• **Instructions to follow**
Output every line of the material exactly, omitting images.

-- start of Source excerpt --

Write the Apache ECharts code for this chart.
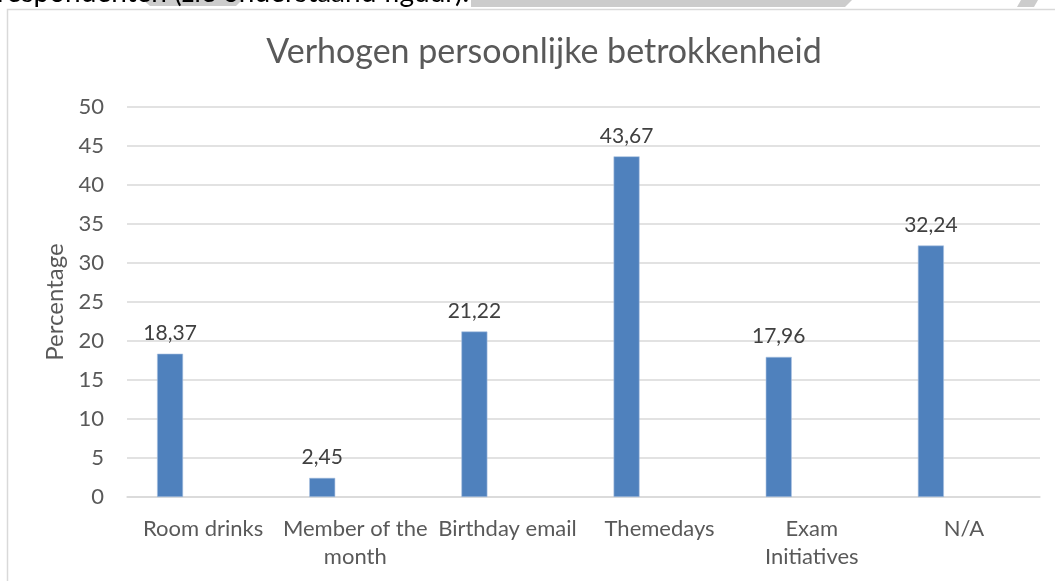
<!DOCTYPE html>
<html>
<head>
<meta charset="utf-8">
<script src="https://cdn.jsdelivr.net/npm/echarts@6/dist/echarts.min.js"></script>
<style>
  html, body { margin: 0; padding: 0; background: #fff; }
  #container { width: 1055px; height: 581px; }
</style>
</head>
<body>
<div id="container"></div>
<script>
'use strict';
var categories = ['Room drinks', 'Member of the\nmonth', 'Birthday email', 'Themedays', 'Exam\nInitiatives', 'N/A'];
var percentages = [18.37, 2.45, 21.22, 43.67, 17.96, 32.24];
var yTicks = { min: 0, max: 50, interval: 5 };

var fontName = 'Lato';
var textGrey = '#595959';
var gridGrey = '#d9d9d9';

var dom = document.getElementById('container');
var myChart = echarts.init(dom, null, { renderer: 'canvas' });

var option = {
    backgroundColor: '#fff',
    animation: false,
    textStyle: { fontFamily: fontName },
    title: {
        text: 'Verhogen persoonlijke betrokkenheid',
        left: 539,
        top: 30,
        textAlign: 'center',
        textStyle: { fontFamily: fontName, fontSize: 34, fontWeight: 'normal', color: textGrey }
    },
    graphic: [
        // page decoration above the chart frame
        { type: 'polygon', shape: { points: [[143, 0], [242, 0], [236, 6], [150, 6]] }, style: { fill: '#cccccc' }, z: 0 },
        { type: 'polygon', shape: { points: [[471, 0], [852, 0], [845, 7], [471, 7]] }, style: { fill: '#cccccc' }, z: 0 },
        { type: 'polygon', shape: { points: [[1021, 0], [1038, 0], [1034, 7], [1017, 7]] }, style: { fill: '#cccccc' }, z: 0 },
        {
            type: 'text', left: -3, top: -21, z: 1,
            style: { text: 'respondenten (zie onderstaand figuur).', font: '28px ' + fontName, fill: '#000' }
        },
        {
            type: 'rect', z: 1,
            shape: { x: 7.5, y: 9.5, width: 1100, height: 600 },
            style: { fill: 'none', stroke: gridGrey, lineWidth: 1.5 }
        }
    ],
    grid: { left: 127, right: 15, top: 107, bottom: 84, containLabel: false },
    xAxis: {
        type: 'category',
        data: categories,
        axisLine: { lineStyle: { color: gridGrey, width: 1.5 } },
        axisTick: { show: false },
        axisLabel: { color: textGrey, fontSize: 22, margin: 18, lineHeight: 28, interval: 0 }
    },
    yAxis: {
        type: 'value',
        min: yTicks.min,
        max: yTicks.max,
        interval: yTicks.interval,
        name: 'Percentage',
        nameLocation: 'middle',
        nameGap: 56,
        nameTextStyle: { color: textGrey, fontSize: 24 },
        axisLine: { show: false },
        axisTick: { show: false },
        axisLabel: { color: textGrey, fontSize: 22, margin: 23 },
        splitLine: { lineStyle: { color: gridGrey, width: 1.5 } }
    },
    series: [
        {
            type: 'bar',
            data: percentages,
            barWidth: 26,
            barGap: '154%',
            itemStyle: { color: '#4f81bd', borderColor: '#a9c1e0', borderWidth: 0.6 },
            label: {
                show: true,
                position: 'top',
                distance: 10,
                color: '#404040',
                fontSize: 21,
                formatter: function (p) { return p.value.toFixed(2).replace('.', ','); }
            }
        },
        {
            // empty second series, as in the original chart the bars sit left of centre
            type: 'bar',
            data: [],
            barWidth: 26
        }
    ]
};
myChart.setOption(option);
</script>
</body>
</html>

-- end of Source excerpt --

• **Response below**
Write the Apache ECharts code for this chart.
<!DOCTYPE html>
<html>
<head>
<meta charset="utf-8">
<script src="https://cdn.jsdelivr.net/npm/echarts@6/dist/echarts.min.js"></script>
<style>
  html, body { margin: 0; padding: 0; background: #fff; }
  #container { width: 1055px; height: 581px; }
</style>
</head>
<body>
<div id="container"></div>
<script>
'use strict';
var categories = ['Room drinks', 'Member of the\nmonth', 'Birthday email', 'Themedays', 'Exam\nInitiatives', 'N/A'];
var percentages = [18.37, 2.45, 21.22, 43.67, 17.96, 32.24];
var yTicks = { min: 0, max: 50, interval: 5 };

var fontName = 'Lato';
var textGrey = '#595959';
var gridGrey = '#d9d9d9';

var dom = document.getElementById('container');
var myChart = echarts.init(dom, null, { renderer: 'canvas' });

var option = {
    backgroundColor: '#fff',
    animation: false,
    textStyle: { fontFamily: fontName },
    title: {
        text: 'Verhogen persoonlijke betrokkenheid',
        left: 539,
        top: 30,
        textAlign: 'center',
        textStyle: { fontFamily: fontName, fontSize: 34, fontWeight: 'normal', color: textGrey }
    },
    graphic: [
        // page decoration above the chart frame
        { type: 'polygon', shape: { points: [[143, 0], [242, 0], [236, 6], [150, 6]] }, style: { fill: '#cccccc' }, z: 0 },
        { type: 'polygon', shape: { points: [[471, 0], [852, 0], [845, 7], [471, 7]] }, style: { fill: '#cccccc' }, z: 0 },
        { type: 'polygon', shape: { points: [[1021, 0], [1038, 0], [1034, 7], [1017, 7]] }, style: { fill: '#cccccc' }, z: 0 },
        {
            type: 'text', left: -3, top: -21, z: 1,
            style: { text: 'respondenten (zie onderstaand figuur).', font: '28px ' + fontName, fill: '#000' }
        },
        {
            type: 'rect', z: 1,
            shape: { x: 7.5, y: 9.5, width: 1100, height: 600 },
            style: { fill: 'none', stroke: gridGrey, lineWidth: 1.5 }
        }
    ],
    grid: { left: 127, right: 15, top: 107, bottom: 84, containLabel: false },
    xAxis: {
        type: 'category',
        data: categories,
        axisLine: { lineStyle: { color: gridGrey, width: 1.5 } },
        axisTick: { show: false },
        axisLabel: { color: textGrey, fontSize: 22, margin: 18, lineHeight: 28, interval: 0 }
    },
    yAxis: {
        type: 'value',
        min: yTicks.min,
        max: yTicks.max,
        interval: yTicks.interval,
        name: 'Percentage',
        nameLocation: 'middle',
        nameGap: 56,
        nameTextStyle: { color: textGrey, fontSize: 24 },
        axisLine: { show: false },
        axisTick: { show: false },
        axisLabel: { color: textGrey, fontSize: 22, margin: 23 },
        splitLine: { lineStyle: { color: gridGrey, width: 1.5 } }
    },
    series: [
        {
            type: 'bar',
            data: percentages,
            barWidth: 26,
            barGap: '154%',
            itemStyle: { color: '#4f81bd', borderColor: '#a9c1e0', borderWidth: 0.6 },
            label: {
                show: true,
                position: 'top',
                distance: 10,
                color: '#404040',
                fontSize: 21,
                formatter: function (p) { return p.value.toFixed(2).replace('.', ','); }
            }
        },
        {
            // empty second series, as in the original chart the bars sit left of centre
            type: 'bar',
            data: [],
            barWidth: 26
        }
    ]
};
myChart.setOption(option);
</script>
</body>
</html>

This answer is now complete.